The Broch of Gurness is an Iron Age broch village. Settlement here began sometime between 500 and 200 BC. At the centre of the settlement is a stone tower or broch, which once probably reached a height of around 10 metres. Its interior is divided into sections by upright slabs. The tower features two skins of drystone walls, with stone-floored galleries in between. These are accessed by steps. Stone ledges suggest that there was once an upper storey with a timber floor. The roof would have been thatched, surrounded by a wall walk linked by stairs to the ground floor. The broch features two hearths and a subterranean stone cistern with steps leading down into it. It is thought to have some religious significance, relating to an Iron Age cult of the underground.

The remains of the central tower are up to 3.6 metres high, and the stone walls are up to 4.1 metres thick. The tower was likely inhabited by the principal family or clan of the area but also served as a last resort for the village in case of an attack.

The broch continued to be inhabited while it began to collapse and the original structures were altered. The cistern was filled in and the interior was repartitioned. The ruin visible today reflects this secondary phase of the broch's use.

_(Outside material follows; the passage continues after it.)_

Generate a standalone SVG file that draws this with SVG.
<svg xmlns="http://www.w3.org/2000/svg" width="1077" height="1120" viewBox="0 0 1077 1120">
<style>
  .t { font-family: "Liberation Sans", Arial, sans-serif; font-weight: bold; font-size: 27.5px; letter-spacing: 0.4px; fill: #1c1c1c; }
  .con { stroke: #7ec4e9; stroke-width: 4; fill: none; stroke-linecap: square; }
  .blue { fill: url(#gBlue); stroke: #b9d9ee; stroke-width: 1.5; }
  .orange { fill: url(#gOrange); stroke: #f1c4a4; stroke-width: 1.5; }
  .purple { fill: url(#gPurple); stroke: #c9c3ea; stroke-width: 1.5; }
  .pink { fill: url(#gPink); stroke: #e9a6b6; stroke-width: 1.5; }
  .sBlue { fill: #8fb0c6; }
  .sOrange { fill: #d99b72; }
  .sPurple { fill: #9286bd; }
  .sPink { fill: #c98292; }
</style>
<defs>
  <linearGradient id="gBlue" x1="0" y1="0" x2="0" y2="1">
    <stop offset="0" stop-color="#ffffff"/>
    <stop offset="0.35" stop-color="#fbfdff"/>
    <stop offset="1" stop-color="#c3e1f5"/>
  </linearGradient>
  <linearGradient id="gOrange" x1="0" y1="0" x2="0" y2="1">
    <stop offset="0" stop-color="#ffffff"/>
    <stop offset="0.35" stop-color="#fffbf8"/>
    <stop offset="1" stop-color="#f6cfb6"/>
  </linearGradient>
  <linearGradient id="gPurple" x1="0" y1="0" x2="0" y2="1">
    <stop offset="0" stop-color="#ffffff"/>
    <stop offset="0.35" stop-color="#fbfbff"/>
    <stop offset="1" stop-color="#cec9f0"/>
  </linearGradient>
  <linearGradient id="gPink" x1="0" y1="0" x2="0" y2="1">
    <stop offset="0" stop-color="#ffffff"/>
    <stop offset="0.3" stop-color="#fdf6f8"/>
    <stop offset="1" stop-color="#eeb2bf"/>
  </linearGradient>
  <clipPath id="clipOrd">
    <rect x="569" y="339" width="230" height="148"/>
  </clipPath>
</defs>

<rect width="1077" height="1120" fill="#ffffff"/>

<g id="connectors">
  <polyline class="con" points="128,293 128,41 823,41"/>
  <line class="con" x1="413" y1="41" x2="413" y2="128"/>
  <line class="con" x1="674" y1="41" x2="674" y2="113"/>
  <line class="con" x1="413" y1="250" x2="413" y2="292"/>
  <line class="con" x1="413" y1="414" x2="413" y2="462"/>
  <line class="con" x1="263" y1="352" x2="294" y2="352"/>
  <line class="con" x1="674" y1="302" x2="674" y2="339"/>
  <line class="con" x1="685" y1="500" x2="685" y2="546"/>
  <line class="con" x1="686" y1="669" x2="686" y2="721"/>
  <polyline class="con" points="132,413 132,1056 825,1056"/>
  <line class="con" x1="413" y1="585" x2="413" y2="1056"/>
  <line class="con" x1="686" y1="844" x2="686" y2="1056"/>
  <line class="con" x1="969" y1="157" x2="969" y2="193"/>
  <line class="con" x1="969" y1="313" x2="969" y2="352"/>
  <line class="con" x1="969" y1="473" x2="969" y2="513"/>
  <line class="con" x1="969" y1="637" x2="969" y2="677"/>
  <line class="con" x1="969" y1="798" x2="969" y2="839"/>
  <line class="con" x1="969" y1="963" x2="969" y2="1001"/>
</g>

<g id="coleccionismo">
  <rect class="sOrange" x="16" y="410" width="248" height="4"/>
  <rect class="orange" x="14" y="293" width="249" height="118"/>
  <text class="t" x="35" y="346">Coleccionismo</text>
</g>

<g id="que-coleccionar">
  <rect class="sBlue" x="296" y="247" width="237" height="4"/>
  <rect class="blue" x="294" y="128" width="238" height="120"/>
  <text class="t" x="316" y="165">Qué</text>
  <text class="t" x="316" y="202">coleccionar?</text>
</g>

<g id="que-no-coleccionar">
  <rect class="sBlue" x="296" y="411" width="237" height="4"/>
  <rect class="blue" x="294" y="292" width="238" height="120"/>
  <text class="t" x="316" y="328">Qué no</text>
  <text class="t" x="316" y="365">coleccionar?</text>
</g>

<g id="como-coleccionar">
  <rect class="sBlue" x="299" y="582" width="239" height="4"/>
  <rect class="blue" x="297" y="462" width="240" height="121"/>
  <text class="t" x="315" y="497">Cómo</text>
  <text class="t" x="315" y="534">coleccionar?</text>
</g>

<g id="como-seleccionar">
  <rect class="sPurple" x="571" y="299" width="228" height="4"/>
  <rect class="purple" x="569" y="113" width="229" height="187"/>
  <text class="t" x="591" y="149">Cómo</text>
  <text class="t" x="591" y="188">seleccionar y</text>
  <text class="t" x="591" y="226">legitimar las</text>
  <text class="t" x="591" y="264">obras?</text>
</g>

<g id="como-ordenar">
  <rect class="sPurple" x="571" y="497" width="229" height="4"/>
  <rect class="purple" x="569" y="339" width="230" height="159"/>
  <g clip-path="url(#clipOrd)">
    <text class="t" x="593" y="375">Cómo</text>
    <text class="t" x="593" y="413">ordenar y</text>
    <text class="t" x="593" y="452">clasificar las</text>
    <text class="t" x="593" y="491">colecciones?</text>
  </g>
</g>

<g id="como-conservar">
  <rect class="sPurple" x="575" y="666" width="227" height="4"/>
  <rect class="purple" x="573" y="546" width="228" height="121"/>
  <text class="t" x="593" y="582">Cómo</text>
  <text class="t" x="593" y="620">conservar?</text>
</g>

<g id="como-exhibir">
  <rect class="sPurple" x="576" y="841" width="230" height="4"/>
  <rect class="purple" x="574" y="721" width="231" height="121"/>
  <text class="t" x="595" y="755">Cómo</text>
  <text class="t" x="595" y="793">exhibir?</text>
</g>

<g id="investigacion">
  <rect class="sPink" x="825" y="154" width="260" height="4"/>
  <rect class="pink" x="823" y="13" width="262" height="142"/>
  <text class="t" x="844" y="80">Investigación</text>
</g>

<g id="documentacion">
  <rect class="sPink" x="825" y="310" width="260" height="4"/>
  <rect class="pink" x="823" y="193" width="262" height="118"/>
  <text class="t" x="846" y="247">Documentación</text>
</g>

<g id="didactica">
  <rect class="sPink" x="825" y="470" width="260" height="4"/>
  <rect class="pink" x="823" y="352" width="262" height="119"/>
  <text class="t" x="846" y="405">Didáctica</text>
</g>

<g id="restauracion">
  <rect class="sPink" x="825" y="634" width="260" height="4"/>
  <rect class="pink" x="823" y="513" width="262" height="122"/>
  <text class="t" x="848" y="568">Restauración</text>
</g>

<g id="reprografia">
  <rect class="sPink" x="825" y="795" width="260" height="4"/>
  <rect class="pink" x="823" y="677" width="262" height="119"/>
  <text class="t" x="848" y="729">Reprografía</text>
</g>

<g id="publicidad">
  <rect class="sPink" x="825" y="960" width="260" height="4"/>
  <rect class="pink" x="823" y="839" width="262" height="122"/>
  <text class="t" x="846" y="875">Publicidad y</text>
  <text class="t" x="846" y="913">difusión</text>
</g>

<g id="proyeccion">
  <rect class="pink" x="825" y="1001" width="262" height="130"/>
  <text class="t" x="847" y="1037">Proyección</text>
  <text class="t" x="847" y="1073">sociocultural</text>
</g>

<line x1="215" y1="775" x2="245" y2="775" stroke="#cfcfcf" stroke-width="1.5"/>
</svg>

The site is surrounded by three ditches cut out of the rock with stone ramparts, encircling an area of around 45 metres diameter. The remains of numerous small stone dwellings with small yards and sheds can be found between the inner ditch and the tower. These were built after the tower, but were a part of the settlement's initial conception. A 'main street' connects the outer entrance to the broch. The settlement is the best-preserved of all broch villages.

Pieces of a Roman amphora dating to before 60 AD were found here, lending weight to the record that a 'King of Orkney' submitted to Emperor Claudius at Colchester in 43 AD.

At some point after 100 AD the broch was abandoned and the ditches filled in. It is thought that settlement at the broch continued into the 5th century AD, the period known as Pictish times. By that time the broch was not used anymore and some of its stones were reused to build smaller dwellings on top of the earlier buildings. Until about the 8th century, the site was just a single farmstead.

In the 9th century, a Norse woman was buried at the site in a stone-lined grave with two bronze brooches and a sickle and knife made from iron. Other finds suggest that Norse men were buried here too.